Only the lines from the start of the material through the line containing "import plotly.graph_objects as go" are to be extracted, exactly as they appear.

____ Recorded data

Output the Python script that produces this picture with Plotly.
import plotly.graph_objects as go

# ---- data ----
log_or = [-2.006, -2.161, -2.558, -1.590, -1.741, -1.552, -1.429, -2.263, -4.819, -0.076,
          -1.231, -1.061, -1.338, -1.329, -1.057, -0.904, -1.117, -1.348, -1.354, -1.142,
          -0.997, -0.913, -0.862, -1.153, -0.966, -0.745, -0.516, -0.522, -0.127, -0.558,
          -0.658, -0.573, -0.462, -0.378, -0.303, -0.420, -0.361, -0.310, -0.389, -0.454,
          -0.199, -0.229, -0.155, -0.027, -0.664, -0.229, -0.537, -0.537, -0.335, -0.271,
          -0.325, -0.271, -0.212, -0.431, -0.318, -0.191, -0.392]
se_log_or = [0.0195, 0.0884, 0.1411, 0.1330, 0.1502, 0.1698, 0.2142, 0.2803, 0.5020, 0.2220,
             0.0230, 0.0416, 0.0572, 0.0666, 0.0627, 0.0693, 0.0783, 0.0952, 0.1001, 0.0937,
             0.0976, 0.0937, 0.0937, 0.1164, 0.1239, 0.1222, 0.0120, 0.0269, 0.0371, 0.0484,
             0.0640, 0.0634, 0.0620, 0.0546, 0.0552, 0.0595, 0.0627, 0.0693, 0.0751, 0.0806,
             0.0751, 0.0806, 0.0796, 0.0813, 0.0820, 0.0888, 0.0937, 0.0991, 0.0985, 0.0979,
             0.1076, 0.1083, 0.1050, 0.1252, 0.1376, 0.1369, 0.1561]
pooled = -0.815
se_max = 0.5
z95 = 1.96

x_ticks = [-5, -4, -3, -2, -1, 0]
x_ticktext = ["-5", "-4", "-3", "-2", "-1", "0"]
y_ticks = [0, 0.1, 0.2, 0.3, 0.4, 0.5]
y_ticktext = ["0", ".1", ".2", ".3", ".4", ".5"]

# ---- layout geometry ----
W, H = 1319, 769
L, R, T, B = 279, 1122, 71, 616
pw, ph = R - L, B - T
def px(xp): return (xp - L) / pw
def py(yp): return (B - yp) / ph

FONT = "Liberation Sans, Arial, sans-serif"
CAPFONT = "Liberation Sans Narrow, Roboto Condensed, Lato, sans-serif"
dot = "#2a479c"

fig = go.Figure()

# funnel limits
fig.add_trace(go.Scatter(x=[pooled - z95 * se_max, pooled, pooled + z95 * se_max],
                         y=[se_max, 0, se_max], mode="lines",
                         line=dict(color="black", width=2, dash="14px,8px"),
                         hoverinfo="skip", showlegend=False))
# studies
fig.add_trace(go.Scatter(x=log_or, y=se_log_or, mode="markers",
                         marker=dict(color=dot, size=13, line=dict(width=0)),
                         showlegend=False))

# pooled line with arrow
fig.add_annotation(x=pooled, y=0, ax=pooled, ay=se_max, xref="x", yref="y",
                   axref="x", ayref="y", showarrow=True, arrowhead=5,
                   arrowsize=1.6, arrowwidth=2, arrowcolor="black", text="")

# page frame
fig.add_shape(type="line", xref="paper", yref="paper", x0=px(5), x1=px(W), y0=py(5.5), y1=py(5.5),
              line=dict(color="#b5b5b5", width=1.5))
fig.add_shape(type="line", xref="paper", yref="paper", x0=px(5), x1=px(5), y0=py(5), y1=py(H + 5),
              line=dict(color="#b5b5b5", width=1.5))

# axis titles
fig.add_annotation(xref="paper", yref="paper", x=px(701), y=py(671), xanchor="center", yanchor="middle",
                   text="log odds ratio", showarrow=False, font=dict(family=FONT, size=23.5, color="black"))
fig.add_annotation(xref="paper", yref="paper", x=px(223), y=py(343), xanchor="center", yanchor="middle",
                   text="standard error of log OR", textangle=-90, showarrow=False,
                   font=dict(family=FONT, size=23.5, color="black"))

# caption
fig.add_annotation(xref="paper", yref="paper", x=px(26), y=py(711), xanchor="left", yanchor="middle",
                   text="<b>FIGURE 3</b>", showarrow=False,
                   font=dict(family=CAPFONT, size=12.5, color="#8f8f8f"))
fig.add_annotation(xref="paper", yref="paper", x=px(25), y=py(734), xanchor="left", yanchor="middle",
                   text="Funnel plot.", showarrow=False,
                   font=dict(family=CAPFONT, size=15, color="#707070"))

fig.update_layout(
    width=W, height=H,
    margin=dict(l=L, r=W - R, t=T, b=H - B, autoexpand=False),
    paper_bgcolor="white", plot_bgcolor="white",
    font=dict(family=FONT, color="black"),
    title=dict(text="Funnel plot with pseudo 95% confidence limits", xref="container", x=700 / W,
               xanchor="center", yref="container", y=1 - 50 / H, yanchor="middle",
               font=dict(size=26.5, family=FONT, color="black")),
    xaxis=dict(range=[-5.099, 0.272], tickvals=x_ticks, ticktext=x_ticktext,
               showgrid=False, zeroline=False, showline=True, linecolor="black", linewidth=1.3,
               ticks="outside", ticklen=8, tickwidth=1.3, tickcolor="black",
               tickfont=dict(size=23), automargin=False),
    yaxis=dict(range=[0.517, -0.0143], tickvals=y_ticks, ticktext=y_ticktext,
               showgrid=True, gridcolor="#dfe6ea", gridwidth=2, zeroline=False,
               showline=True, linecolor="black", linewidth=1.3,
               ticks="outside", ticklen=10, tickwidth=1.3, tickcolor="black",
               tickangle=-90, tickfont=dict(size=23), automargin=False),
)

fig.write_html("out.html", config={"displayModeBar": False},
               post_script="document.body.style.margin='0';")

________

> _Exercise solution_
Output the Python script that produces this picture with Plotly.
import plotly.graph_objects as go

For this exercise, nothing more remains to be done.